+++ Records to process +++

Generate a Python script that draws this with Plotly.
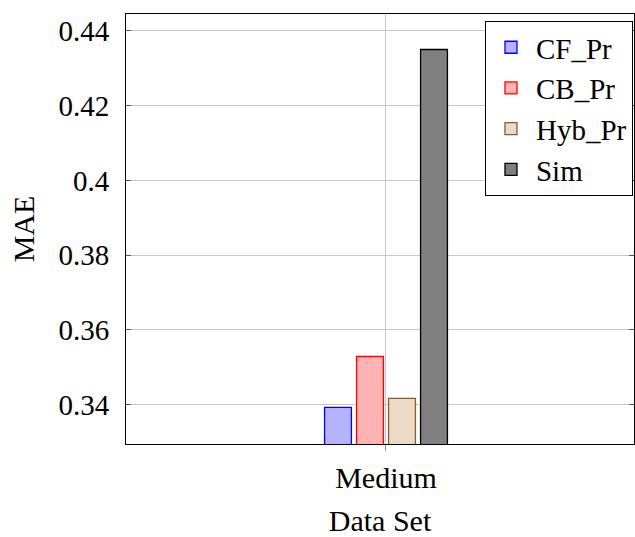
import plotly.graph_objects as go

categories = ["Medium"]
series_names = ["CF_Pr", "CB_Pr", "Hyb_Pr", "Sim"]
cf_pr = [0.3393]
cb_pr = [0.3529]
hyb_pr = [0.3417]
sim = [0.4350]
y_tick_vals = [0.34, 0.36, 0.38, 0.40, 0.42, 0.44]
y_tick_text = ["0.34", "0.36", "0.38", "0.4", "0.42", "0.44"]

fills = ["rgb(179,179,255)", "rgb(255,179,179)", "rgb(236,217,198)", "rgb(128,128,128)"]
borders = ["rgb(0,0,255)", "rgb(255,0,0)", "rgb(140,90,45)", "rgb(0,0,0)"]

FONT = "Liberation Serif"

fig = go.Figure()
for name, vals, fc, lc in zip(series_names, [cf_pr, cb_pr, hyb_pr, sim], fills, borders):
    fig.add_trace(go.Bar(
        x=categories, y=vals, name=name,
        marker=dict(color=fc, line=dict(color=lc, width=1.3)),
    ))

fig.update_layout(
    width=635, height=537,
    margin=dict(l=126, r=1, t=14, b=93),
    paper_bgcolor="white", plot_bgcolor="white",
    barmode="group", bargap=0.748, bargroupgap=0.16,
    font=dict(family=FONT, size=29, color="black"),
    showlegend=True,
    legend=dict(
        x=0.998, y=0.984, xanchor="right", yanchor="top",
        bgcolor="white", bordercolor="black", borderwidth=1,
        font=dict(family=FONT, size=29), tracegroupgap=0,
        itemwidth=40,
    ),
)
fig.update_xaxes(
    title=dict(text="Data Set", font=dict(family=FONT, size=30), standoff=16),
    tickfont=dict(family=FONT, size=30),
    range=[-0.5118, 0.4882],
    showline=True, linecolor="black", linewidth=1, mirror=True,
    showgrid=True, gridcolor="rgb(200,200,200)", gridwidth=1,
    ticks="outside", ticklen=6, tickcolor="rgb(150,150,150)",
    ticklabelstandoff=1,
)
fig.update_yaxes(
    title=dict(text="MAE", font=dict(family=FONT, size=30), standoff=14),
    tickfont=dict(family=FONT, size=29),
    range=[0.3295, 0.4445],
    tickvals=y_tick_vals, ticktext=y_tick_text,
    showline=True, linecolor="black", linewidth=1, mirror="ticks",
    showgrid=True, gridcolor="rgb(200,200,200)", gridwidth=1,
    ticks="inside", ticklen=5, tickcolor="rgb(90,90,90)",
    ticklabelstandoff=10, zeroline=False,
)

fig.write_html("out.html")
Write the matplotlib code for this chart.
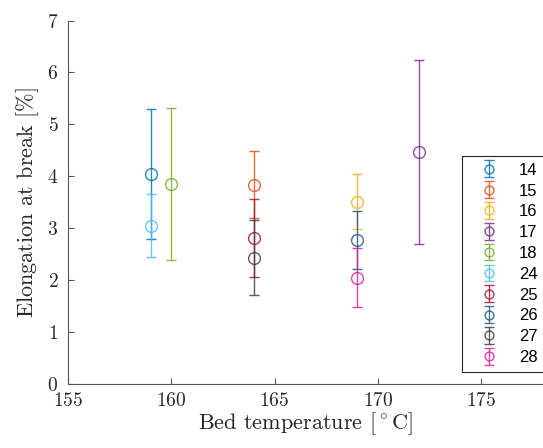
import numpy as np
import matplotlib
matplotlib.use("Agg")
import matplotlib.pyplot as plt

# sample ids, bed temperature, mean and half-width of error bar
labels = ["14", "15", "16", "17", "18", "24", "25", "26", "27", "28"]
temps = [159, 164, 169, 172, 160, 159, 164, 169, 164, 169]
means = [4.05, 3.84, 3.51, 4.47, 3.85, 3.05, 2.81, 2.78, 2.43, 2.05]
errs = [1.25, 0.65, 0.53, 1.77, 1.46, 0.60, 0.75, 0.56, 0.72, 0.56]
colors = ["#0072bd", "#d95319", "#edb120", "#7e2f8e", "#77ac30",
          "#4dbeee", "#a2142f", "#1f5a8c", "#404040", "#e0209a"]

plt.rcParams["font.family"] = "serif"
plt.rcParams["font.serif"] = ["cmr10"]
plt.rcParams["mathtext.fontset"] = "cm"
plt.rcParams["axes.unicode_minus"] = False
plt.rcParams["axes.formatter.use_mathtext"] = True

fig = plt.figure(figsize=(5.43, 4.48), dpi=100)
ax = fig.add_axes([68 / 543, 64 / 448, 1.0 - 68 / 543, (384 - 20.5) / 448])

for t, m, e, c, lab in zip(temps, means, errs, colors, labels):
    ax.errorbar(t, m, yerr=e, fmt="o", color=c, mfc="none", ms=8.5,
                mew=1.0, elinewidth=1.0, capsize=3.6, capthick=1.0, alpha=0.85,
                label=lab)

ax.set_xlim(155, 178)
ax.set_ylim(0, 7)
ax.set_xticks([155, 160, 165, 170, 175])
ax.set_yticks(range(8))
for s in ["top", "right"]:
    ax.spines[s].set_visible(False)
for s in ["left", "bottom"]:
    ax.spines[s].set_color("#555555")
ax.tick_params(direction="in", length=4, color="#555555", labelsize=14,
               labelcolor="#262626")
ax.tick_params(axis="y", pad=7)
ax.tick_params(axis="x", pad=6)
ax.set_xlabel(r"Bed temperature $[^\circ\mathrm{C}]$", fontsize=16, color="#262626",
              labelpad=0)
ax.set_ylabel(r"Elongation at break $[\%]$", fontsize=16, color="#262626",
              labelpad=4)

leg = ax.legend(loc="upper left", bbox_to_anchor=(462 / 543, 1 - 156 / 448),
                bbox_transform=fig.transFigure, borderaxespad=0,
                prop={"family": "Liberation Sans", "size": 12},
                frameon=True, fancybox=False, edgecolor="#262626", framealpha=1,
                handlelength=2.4, labelspacing=0.35, borderpad=0.4,
                handletextpad=0.6, markerscale=0.75)
leg.get_frame().set_linewidth(0.8)

fig.savefig("out.png", dpi=100)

+++

--- Description of the task ---
All lines above from the one containing "Write the matplotlib code for this chart." through the one containing "ax = fig.add_axes([68" are to be quoted exactly, and only those; pictures are left out.

--- Written answer ---
Write the matplotlib code for this chart.
import numpy as np
import matplotlib
matplotlib.use("Agg")
import matplotlib.pyplot as plt

# sample ids, bed temperature, mean and half-width of error bar
labels = ["14", "15", "16", "17", "18", "24", "25", "26", "27", "28"]
temps = [159, 164, 169, 172, 160, 159, 164, 169, 164, 169]
means = [4.05, 3.84, 3.51, 4.47, 3.85, 3.05, 2.81, 2.78, 2.43, 2.05]
errs = [1.25, 0.65, 0.53, 1.77, 1.46, 0.60, 0.75, 0.56, 0.72, 0.56]
colors = ["#0072bd", "#d95319", "#edb120", "#7e2f8e", "#77ac30",
          "#4dbeee", "#a2142f", "#1f5a8c", "#404040", "#e0209a"]

plt.rcParams["font.family"] = "serif"
plt.rcParams["font.serif"] = ["cmr10"]
plt.rcParams["mathtext.fontset"] = "cm"
plt.rcParams["axes.unicode_minus"] = False
plt.rcParams["axes.formatter.use_mathtext"] = True

fig = plt.figure(figsize=(5.43, 4.48), dpi=100)
ax = fig.add_axes([68 / 543, 64 / 448, 1.0 - 68 / 543, (384 - 20.5) / 448])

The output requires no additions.